The residual value (i.e., the buy-out price) is the vehicle's estimated value at the end of the lease term. The realized value is the actual sale price the owner receives for the vehicle when a lessee terminates the lease early, and the vehicle is sold.
The lessee isn’t responsible for the difference between the residual value and the actual realized value if the lease is terminated at the end of the lease term.
Contact a lawyer if you need more support about applying terms and conditions to your contract.
Step 5: Get ready to sign
If there are any terms unique to your situation that weren’t addressed in the questionnaire, you can use our additional clauses section to write them yourself. We’ll provide sample text with tips on how to write an effective and descriptive term.

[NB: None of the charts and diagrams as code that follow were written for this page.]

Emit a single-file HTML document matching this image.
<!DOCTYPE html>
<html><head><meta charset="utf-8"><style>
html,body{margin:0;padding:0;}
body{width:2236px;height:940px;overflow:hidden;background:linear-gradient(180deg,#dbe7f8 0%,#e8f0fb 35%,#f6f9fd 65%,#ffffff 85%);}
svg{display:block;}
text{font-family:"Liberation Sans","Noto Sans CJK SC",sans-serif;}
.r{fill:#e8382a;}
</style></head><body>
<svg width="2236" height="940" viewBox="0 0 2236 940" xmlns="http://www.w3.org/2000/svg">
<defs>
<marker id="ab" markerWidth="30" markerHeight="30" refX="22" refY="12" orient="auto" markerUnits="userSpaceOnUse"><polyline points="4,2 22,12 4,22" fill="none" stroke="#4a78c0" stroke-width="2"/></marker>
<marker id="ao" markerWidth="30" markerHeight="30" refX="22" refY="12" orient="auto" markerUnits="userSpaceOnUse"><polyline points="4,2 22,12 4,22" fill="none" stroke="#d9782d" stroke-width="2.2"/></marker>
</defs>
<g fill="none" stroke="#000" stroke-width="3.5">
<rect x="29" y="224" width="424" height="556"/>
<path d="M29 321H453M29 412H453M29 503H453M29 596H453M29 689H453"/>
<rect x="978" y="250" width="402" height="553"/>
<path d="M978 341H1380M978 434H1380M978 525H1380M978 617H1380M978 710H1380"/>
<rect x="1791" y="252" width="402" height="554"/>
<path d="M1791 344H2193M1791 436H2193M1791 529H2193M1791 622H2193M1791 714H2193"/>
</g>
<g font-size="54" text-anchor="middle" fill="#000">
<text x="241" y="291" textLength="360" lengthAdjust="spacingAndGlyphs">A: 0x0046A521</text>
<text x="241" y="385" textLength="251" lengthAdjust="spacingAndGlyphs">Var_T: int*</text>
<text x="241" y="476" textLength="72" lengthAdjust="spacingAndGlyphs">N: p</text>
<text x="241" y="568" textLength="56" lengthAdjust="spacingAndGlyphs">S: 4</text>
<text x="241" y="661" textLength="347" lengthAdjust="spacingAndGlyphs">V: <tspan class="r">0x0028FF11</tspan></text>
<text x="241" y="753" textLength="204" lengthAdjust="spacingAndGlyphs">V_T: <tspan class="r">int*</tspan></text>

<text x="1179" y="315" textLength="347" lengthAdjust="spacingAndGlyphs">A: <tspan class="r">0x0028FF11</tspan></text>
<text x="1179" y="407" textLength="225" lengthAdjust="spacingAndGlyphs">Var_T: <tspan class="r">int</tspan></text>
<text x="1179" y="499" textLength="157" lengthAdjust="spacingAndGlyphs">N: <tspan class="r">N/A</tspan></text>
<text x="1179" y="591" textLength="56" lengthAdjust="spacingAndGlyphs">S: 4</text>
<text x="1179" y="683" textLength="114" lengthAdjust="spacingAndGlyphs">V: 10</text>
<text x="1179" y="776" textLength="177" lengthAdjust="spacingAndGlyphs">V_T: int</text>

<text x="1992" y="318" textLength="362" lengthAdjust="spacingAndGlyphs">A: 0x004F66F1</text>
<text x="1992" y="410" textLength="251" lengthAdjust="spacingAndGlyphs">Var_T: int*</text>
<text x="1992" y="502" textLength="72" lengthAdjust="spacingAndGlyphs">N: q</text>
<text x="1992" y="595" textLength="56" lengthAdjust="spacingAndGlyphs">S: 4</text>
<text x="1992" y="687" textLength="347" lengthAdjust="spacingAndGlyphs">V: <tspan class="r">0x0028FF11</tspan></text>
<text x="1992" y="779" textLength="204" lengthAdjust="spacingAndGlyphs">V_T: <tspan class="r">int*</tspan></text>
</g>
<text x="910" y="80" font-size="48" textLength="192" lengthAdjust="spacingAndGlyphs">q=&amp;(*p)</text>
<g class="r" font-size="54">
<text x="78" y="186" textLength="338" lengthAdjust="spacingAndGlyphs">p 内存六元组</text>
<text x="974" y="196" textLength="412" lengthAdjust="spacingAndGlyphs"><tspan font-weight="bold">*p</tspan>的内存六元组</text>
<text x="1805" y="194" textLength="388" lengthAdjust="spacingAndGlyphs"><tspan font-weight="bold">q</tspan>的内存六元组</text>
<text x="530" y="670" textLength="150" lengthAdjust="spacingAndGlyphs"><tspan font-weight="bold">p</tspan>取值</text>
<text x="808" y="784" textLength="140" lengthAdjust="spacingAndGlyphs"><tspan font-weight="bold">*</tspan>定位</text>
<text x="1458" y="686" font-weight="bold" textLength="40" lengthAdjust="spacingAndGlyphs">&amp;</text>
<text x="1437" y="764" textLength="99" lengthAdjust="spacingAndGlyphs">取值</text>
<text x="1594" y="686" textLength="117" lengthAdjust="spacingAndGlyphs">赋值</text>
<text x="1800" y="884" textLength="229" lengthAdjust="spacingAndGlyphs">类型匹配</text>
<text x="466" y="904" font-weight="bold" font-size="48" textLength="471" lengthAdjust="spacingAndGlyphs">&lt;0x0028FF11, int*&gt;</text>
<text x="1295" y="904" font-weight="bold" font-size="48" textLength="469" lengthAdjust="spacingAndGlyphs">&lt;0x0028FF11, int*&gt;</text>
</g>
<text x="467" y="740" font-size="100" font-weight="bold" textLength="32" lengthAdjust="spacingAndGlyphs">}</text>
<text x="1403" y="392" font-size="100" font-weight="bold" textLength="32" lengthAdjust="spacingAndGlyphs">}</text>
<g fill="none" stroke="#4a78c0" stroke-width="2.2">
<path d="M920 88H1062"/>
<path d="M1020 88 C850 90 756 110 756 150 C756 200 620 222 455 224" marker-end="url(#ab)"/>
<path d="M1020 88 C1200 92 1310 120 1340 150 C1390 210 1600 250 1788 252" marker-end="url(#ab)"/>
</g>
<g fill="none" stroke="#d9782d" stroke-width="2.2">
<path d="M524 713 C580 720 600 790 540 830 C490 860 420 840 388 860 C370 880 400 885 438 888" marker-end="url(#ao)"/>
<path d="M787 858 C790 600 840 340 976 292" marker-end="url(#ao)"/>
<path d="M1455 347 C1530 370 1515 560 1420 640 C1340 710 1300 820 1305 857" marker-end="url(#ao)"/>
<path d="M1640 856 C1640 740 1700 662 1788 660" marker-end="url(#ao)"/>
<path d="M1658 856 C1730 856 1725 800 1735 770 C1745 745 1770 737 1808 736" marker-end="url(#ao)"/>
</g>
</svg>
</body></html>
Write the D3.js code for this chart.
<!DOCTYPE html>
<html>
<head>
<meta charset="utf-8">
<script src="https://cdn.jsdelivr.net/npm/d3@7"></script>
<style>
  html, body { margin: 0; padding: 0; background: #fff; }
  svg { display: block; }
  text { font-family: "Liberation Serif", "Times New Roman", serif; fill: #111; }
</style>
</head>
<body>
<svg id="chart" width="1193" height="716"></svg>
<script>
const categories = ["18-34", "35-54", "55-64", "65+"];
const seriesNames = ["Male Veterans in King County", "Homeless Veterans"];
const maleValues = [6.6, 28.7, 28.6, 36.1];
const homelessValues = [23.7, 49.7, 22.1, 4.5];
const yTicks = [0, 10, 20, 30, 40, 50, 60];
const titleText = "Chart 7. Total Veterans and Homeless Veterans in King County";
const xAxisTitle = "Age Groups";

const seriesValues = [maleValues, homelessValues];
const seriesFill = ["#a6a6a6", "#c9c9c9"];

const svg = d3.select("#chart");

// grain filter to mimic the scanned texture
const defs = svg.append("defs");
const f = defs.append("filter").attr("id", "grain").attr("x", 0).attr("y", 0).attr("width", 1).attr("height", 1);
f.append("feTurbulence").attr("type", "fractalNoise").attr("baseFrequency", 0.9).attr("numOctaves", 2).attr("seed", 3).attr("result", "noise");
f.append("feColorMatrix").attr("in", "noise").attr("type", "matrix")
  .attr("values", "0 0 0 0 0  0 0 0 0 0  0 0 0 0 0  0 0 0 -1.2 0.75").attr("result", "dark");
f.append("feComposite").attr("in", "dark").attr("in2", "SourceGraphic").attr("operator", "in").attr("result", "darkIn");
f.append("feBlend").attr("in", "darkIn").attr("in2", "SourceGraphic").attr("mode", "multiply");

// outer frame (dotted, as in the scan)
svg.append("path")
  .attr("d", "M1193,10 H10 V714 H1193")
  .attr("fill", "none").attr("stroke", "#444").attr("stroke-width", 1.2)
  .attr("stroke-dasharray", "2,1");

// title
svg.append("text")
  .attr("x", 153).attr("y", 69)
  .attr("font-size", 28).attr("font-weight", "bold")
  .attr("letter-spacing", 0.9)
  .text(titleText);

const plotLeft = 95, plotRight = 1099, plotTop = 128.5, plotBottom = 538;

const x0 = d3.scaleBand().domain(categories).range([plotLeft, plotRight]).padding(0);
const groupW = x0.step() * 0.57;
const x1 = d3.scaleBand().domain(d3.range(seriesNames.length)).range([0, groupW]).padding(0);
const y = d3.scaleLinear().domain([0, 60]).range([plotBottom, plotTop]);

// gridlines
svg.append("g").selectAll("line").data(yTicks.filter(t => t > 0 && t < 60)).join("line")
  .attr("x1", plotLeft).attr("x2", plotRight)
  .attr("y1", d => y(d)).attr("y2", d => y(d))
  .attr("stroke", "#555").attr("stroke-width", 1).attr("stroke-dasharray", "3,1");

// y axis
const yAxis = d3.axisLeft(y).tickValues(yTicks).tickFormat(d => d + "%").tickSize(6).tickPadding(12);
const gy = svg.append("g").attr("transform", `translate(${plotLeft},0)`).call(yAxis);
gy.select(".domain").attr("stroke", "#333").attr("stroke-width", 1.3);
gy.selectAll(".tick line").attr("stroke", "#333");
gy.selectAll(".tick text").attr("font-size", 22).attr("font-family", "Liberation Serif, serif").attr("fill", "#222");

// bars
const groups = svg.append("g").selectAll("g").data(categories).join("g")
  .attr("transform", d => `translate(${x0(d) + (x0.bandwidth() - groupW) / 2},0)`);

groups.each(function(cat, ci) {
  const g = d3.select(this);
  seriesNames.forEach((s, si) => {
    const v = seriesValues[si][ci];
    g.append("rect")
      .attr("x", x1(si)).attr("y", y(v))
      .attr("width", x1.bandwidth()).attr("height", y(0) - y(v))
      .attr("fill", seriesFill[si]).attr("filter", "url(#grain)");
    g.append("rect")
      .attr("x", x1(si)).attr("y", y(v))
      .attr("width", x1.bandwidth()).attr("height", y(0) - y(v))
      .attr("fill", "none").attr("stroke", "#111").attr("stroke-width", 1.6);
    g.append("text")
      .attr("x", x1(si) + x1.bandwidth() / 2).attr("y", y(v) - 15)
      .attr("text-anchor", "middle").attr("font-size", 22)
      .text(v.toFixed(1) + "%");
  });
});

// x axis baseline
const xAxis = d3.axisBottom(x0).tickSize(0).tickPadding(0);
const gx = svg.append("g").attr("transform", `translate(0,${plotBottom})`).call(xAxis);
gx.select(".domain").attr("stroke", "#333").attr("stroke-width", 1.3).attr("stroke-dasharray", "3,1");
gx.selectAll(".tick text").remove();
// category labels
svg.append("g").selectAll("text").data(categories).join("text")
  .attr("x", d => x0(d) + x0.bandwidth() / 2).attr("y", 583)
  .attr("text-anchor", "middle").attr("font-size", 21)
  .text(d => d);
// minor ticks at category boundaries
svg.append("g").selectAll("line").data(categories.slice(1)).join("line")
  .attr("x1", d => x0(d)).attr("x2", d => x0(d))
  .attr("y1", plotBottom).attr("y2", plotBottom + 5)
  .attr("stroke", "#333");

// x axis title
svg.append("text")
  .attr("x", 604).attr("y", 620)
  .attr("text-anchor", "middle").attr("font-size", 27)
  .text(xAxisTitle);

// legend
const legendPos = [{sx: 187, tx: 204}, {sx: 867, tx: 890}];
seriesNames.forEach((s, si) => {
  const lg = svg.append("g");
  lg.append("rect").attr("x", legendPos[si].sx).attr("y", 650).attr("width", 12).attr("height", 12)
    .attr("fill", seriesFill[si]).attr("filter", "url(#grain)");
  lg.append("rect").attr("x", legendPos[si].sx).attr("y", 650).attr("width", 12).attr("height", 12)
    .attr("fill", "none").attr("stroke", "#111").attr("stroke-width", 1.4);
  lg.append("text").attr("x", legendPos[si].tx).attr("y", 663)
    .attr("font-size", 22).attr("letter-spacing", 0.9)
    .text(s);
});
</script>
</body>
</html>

When you’re ready, make your Vehicle Leasing Agreement legally binding by having the lessor and lessee sign the document.
What happens at the end of the vehicle lease term?
Unless the agreement is a lease-to-own, the lessee returns the vehicle to the lessor when the term is up and the Vehicle Leasing Agreement expires. With a lease-to-own contract, the lease payments made during the duration of the agreement will typically count toward the total purchase price.
A Vehicle Leasing Agreement can also list penalties for ending the lease before the term is up. Early termination penalties can include paying the remaining balance with additional charges.